I Broke Up With My Girlfriend, But I Want Her Back.

Hi there,

I broke up with my ex of 3 years back in May for many different reasons. Fighting, Money, Too Clingy, Etc. Since our break up, we have been in constant contact with each other on a regular bases and it has been good. Talk and spending time together, I still love her very much, as she loves me. Also since we have broken up, she has been asking for us to be back together. I kept telling her that I needed space to "find myself". During this time of searching of 7 months, I realized that I haven't been as happy since we actually broke up, and that I think about her more or more. Only recently have I actually realized how much I miss being in a relationship with her and want to give it another go.. The only problem is that in this same recent amount of time she has started hanging out with a guy friend from her work that she has admittedly said she has a "crush" on. At first I told her it was a great idea because she should get out there and have fun, and at the same time, I didn't realize that I wanted her back. I thought I was helping..

Now, she said she has only hung out with him 3 times, 2 times seeing a movie with him at the theatre "as friends", and the most recent time she had him over to her place to watch a movie.

So now I'm coming to her and saying that I'm ready to start working things out 1 on 1, and she is now telling me that she's confused and doesn't want to date anyone. She is happy being single and wants to live the single life to "find herself". Now you can call me jealous, which I am, but this isn't the reason why I am chasing her to be back with me. I don't know what to do. I never realized how jealous I actually was until this other guy turned up.

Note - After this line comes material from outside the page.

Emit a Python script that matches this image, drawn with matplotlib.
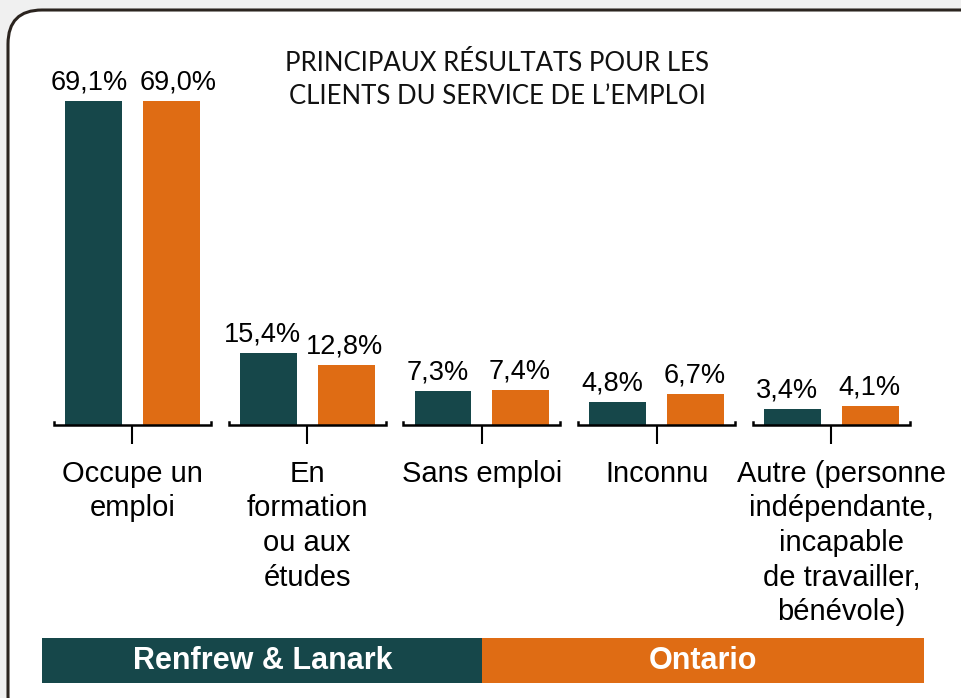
import matplotlib
matplotlib.use("Agg")
import matplotlib.pyplot as plt
import matplotlib.transforms as mtransforms
from matplotlib.patches import FancyBboxPatch, Rectangle

# data
categories = ["Occupe un\nemploi",
              "En\nformation\nou aux\nétudes",
              "Sans emploi",
              "Inconnu",
              "Autre (personne\nindépendante,\nincapable\nde travailler,\nbénévole)"]
renfrew = [69.1, 15.4, 7.3, 4.8, 3.4]
ontario = [69.0, 12.8, 7.4, 6.7, 4.1]
series_names = ["Renfrew & Lanark", "Ontario"]
title = "PRINCIPAUX RÉSULTATS POUR LES\nCLIENTS DU SERVICE DE L’EMPLOI"

TEAL = "#16474a"
ORANGE = "#df6c14"
W, H = 962, 698

plt.rcParams['font.family'] = ['Liberation Sans', 'DejaVu Sans']

fig = plt.figure(figsize=(W / 100, H / 100), dpi=100, facecolor="#f0f0f0")

# background canvas in pixel units (frame, title, legend band)
bg = fig.add_axes([0, 0, 1, 1])
bg.set_xlim(0, W)
bg.set_ylim(H, 0)
bg.axis("off")
bg.add_patch(FancyBboxPatch((8, 10), 990, 720,
                            boxstyle="round,pad=0,rounding_size=34",
                            facecolor="white", edgecolor="#2b241f", linewidth=2.2))
bg.text(497, 80, title, ha="center", va="center", fontsize=18.5,
        family=["Lato", "DejaVu Sans"], linespacing=1.4, color="#111111")

# legend band
bg.add_patch(Rectangle((42, 638), 440, 45, facecolor=TEAL, edgecolor="none"))
bg.add_patch(Rectangle((482, 638), 442, 45, facecolor=ORANGE, edgecolor="none"))
bg.text(263, 661, series_names[0], ha="center", va="center", color="white",
        fontsize=22, fontweight="bold")
bg.text(703, 661, series_names[1], ha="center", va="center", color="white",
        fontsize=22, fontweight="bold")

# main bar axes
ax = fig.add_axes([40 / W, (H - 425) / H, 900 / W, 335 / H])
ax.set_facecolor("none")
x = list(range(len(categories)))
bw = 0.326
off = 0.223
ax.bar([i - off for i in x], renfrew, bw, color=TEAL)
ax.bar([i + off for i in x], ontario, bw, color=ORANGE)
ax.set_xlim(-0.529, 4.621)
ax.set_ylim(0, 71.4)

for i in x:
    # labels sit a bit left of the bars; pushed apart where they would touch
    dx = (-3, 5) if i == 0 else (-4, -1)
    for k, (xx, v) in enumerate(((i - off, renfrew[i]), (i + off, ontario[i]))):
        ax.annotate(f"{v:.1f}%".replace(".", ","), (xx, v),
                    xytext=(dx[k], 4), textcoords="offset points",
                    ha="center", va="bottom", fontsize=19.5)
    # baseline segment with little end caps
    ax.plot([i - 0.449, i - 0.449, i + 0.449, i + 0.449], [0.6, 0, 0, 0.6],
            color="black", linewidth=1.8, clip_on=False, solid_joinstyle="miter")

for s in ax.spines.values():
    s.set_visible(False)
ax.set_yticks([])
ax.set_xticks(x)
ax.set_xticklabels(categories, fontsize=21, linespacing=1.3)
ax.tick_params(axis="x", length=14, width=1.5, color="black", pad=11)

# last label sits slightly right of its tick in the original
last = ax.get_xticklabels()[-1]
last.set_transform(last.get_transform() +
                   mtransforms.ScaledTranslation(10 / 100, 0, fig.dpi_scale_trans))

fig.savefig("out.png", dpi=100, facecolor=fig.get_facecolor())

Now obviously with ever relationship and break up, its a huge complicated story.. and I really don't want to get into it. Basically we have known each other for close to 10 years and have spent a lot of those 10 years close together. I have never been cheated on her, but I have been 1 to lie. Some big some small. But none to ever hurt her. The thing with her is that she is afraid of me hurting her again with my petty lies, which I admit I need to stop, and am trying.. I know trust is everything in a relationship. But now I'm afraid of losing her or that I have already lost her. She tells me that I have her heart, I just need to show her that I can keep it and prove to her that I have changed. I just don't want to be used like a cheap toy, and working hard to show her how much of a better man that I can be while she has fun with this other guy..

I really don't know what I should do... I need some help here...
I Broke Up With My Girlfriend, But I Want Her Back.